#### PROBLEM TO SOLVE
Write out the material exactly, without any of its pictures.

[BEGIN DATA LINES]

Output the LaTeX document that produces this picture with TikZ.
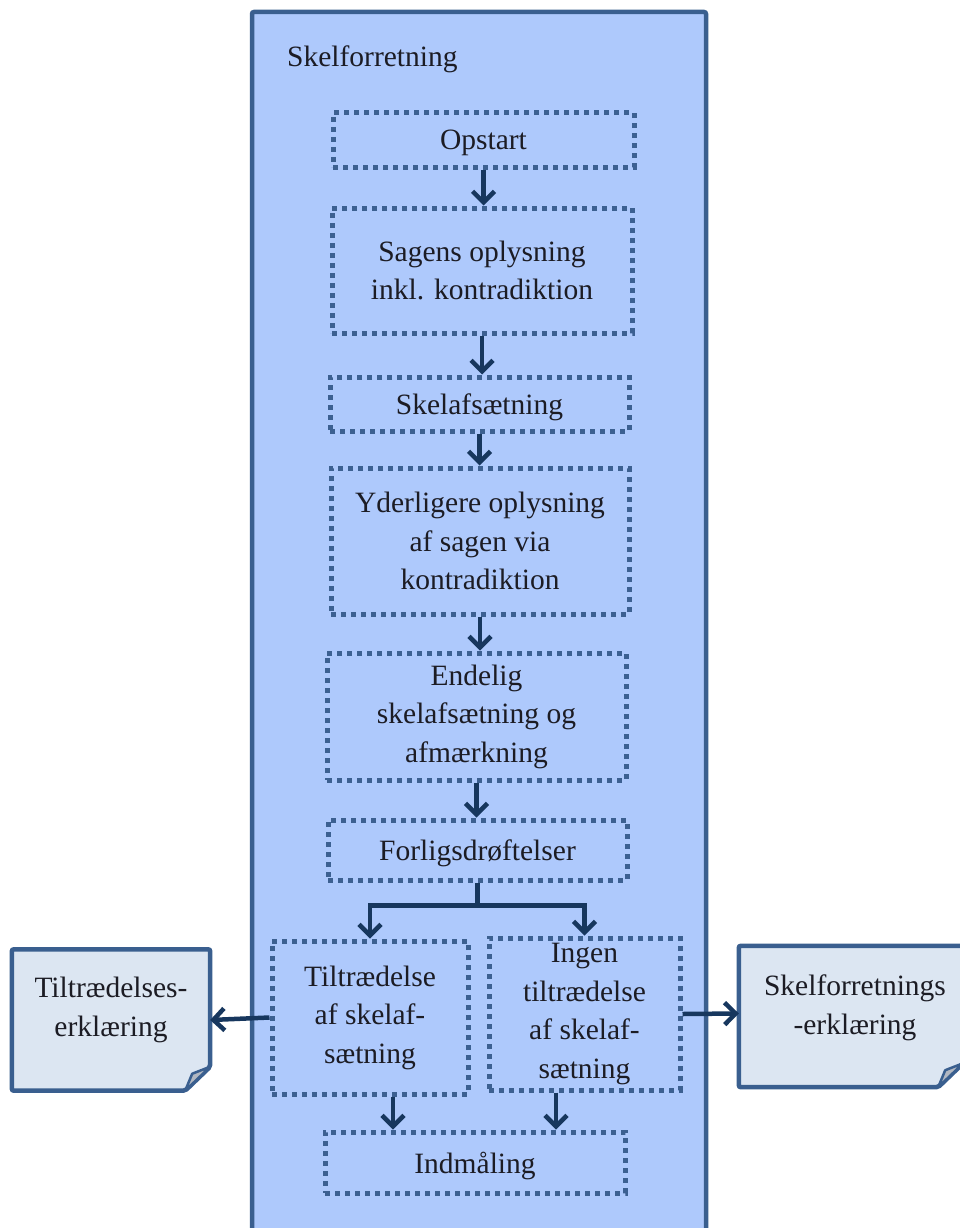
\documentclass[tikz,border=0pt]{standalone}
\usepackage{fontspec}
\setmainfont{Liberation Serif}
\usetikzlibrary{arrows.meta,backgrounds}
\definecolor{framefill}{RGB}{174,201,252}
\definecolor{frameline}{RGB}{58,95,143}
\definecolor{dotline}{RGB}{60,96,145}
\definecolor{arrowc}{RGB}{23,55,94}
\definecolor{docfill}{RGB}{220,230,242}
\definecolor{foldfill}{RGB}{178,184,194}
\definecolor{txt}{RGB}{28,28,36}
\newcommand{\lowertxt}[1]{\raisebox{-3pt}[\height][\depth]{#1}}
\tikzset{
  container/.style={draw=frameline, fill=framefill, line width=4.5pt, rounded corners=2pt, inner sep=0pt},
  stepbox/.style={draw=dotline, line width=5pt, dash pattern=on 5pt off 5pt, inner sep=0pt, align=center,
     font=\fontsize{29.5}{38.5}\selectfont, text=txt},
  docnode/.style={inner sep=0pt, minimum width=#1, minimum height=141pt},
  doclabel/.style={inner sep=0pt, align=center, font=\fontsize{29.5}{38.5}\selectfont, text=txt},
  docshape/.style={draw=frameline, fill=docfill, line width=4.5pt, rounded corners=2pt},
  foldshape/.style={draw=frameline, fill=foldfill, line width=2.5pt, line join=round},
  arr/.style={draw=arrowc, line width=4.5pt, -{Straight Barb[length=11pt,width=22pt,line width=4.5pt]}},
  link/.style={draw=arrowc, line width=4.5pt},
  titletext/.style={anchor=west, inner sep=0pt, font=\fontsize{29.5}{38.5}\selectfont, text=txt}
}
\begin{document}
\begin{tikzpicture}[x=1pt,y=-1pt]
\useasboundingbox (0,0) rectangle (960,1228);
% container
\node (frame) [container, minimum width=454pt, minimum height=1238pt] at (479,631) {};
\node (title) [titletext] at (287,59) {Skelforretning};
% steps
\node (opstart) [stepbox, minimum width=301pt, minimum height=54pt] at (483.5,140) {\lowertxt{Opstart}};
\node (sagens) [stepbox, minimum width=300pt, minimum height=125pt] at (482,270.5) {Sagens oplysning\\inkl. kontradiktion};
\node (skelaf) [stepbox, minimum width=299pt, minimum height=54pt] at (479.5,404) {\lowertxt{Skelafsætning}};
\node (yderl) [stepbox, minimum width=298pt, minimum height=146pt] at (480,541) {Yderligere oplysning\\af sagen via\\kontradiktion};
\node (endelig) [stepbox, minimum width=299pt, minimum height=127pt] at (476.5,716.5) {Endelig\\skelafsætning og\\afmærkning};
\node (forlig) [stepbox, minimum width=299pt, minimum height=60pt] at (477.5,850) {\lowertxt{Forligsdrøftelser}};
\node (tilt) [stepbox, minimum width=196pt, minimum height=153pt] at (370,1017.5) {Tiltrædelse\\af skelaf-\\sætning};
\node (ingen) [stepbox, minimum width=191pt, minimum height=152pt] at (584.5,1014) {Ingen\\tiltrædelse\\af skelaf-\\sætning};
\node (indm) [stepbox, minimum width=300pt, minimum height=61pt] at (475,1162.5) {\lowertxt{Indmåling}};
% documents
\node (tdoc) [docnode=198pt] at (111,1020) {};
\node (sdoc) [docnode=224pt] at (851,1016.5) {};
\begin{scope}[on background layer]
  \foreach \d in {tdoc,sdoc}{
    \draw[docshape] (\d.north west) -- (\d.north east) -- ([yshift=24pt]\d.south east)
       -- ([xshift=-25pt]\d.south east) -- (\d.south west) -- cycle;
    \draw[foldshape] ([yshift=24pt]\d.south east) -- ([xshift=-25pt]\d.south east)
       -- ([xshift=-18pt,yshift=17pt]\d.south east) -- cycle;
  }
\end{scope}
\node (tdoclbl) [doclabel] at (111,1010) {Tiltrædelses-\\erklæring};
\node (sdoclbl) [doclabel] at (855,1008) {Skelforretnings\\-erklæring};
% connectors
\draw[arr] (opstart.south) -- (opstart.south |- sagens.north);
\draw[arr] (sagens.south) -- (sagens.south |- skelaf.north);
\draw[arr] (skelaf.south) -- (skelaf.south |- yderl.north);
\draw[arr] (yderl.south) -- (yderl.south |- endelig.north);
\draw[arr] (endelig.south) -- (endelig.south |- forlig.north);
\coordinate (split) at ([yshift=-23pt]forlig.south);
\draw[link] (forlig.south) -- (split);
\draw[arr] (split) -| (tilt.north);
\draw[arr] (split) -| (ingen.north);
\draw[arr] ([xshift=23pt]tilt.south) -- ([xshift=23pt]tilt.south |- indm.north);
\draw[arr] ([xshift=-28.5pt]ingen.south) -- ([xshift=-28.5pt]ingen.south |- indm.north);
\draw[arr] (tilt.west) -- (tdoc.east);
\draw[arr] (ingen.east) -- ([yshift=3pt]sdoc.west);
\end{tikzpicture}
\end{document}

[END DATA LINES]

#### TASK ANSWER
Output the LaTeX document that produces this picture with TikZ.
\documentclass[tikz,border=0pt]{standalone}
\usepackage{fontspec}
\setmainfont{Liberation Serif}
\usetikzlibrary{arrows.meta,backgrounds}
\definecolor{framefill}{RGB}{174,201,252}
\definecolor{frameline}{RGB}{58,95,143}
\definecolor{dotline}{RGB}{60,96,145}
\definecolor{arrowc}{RGB}{23,55,94}
\definecolor{docfill}{RGB}{220,230,242}
\definecolor{foldfill}{RGB}{178,184,194}
\definecolor{txt}{RGB}{28,28,36}
\newcommand{\lowertxt}[1]{\raisebox{-3pt}[\height][\depth]{#1}}
\tikzset{
  container/.style={draw=frameline, fill=framefill, line width=4.5pt, rounded corners=2pt, inner sep=0pt},
  stepbox/.style={draw=dotline, line width=5pt, dash pattern=on 5pt off 5pt, inner sep=0pt, align=center,
     font=\fontsize{29.5}{38.5}\selectfont, text=txt},
  docnode/.style={inner sep=0pt, minimum width=#1, minimum height=141pt},
  doclabel/.style={inner sep=0pt, align=center, font=\fontsize{29.5}{38.5}\selectfont, text=txt},
  docshape/.style={draw=frameline, fill=docfill, line width=4.5pt, rounded corners=2pt},
  foldshape/.style={draw=frameline, fill=foldfill, line width=2.5pt, line join=round},
  arr/.style={draw=arrowc, line width=4.5pt, -{Straight Barb[length=11pt,width=22pt,line width=4.5pt]}},
  link/.style={draw=arrowc, line width=4.5pt},
  titletext/.style={anchor=west, inner sep=0pt, font=\fontsize{29.5}{38.5}\selectfont, text=txt}
}
\begin{document}
\begin{tikzpicture}[x=1pt,y=-1pt]
\useasboundingbox (0,0) rectangle (960,1228);
% container
\node (frame) [container, minimum width=454pt, minimum height=1238pt] at (479,631) {};
\node (title) [titletext] at (287,59) {Skelforretning};
% steps
\node (opstart) [stepbox, minimum width=301pt, minimum height=54pt] at (483.5,140) {\lowertxt{Opstart}};
\node (sagens) [stepbox, minimum width=300pt, minimum height=125pt] at (482,270.5) {Sagens oplysning\\inkl. kontradiktion};
\node (skelaf) [stepbox, minimum width=299pt, minimum height=54pt] at (479.5,404) {\lowertxt{Skelafsætning}};
\node (yderl) [stepbox, minimum width=298pt, minimum height=146pt] at (480,541) {Yderligere oplysning\\af sagen via\\kontradiktion};
\node (endelig) [stepbox, minimum width=299pt, minimum height=127pt] at (476.5,716.5) {Endelig\\skelafsætning og\\afmærkning};
\node (forlig) [stepbox, minimum width=299pt, minimum height=60pt] at (477.5,850) {\lowertxt{Forligsdrøftelser}};
\node (tilt) [stepbox, minimum width=196pt, minimum height=153pt] at (370,1017.5) {Tiltrædelse\\af skelaf-\\sætning};
\node (ingen) [stepbox, minimum width=191pt, minimum height=152pt] at (584.5,1014) {Ingen\\tiltrædelse\\af skelaf-\\sætning};
\node (indm) [stepbox, minimum width=300pt, minimum height=61pt] at (475,1162.5) {\lowertxt{Indmåling}};
% documents
\node (tdoc) [docnode=198pt] at (111,1020) {};
\node (sdoc) [docnode=224pt] at (851,1016.5) {};
\begin{scope}[on background layer]
  \foreach \d in {tdoc,sdoc}{
    \draw[docshape] (\d.north west) -- (\d.north east) -- ([yshift=24pt]\d.south east)
       -- ([xshift=-25pt]\d.south east) -- (\d.south west) -- cycle;
    \draw[foldshape] ([yshift=24pt]\d.south east) -- ([xshift=-25pt]\d.south east)
       -- ([xshift=-18pt,yshift=17pt]\d.south east) -- cycle;
  }
\end{scope}
\node (tdoclbl) [doclabel] at (111,1010) {Tiltrædelses-\\erklæring};
\node (sdoclbl) [doclabel] at (855,1008) {Skelforretnings\\-erklæring};
% connectors
\draw[arr] (opstart.south) -- (opstart.south |- sagens.north);
\draw[arr] (sagens.south) -- (sagens.south |- skelaf.north);
\draw[arr] (skelaf.south) -- (skelaf.south |- yderl.north);
\draw[arr] (yderl.south) -- (yderl.south |- endelig.north);
\draw[arr] (endelig.south) -- (endelig.south |- forlig.north);
\coordinate (split) at ([yshift=-23pt]forlig.south);
\draw[link] (forlig.south) -- (split);
\draw[arr] (split) -| (tilt.north);
\draw[arr] (split) -| (ingen.north);
\draw[arr] ([xshift=23pt]tilt.south) -- ([xshift=23pt]tilt.south |- indm.north);
\draw[arr] ([xshift=-28.5pt]ingen.south) -- ([xshift=-28.5pt]ingen.south |- indm.north);
\draw[arr] (tilt.west) -- (tdoc.east);
\draw[arr] (ingen.east) -- ([yshift=3pt]sdoc.west);
\end{tikzpicture}
\end{document}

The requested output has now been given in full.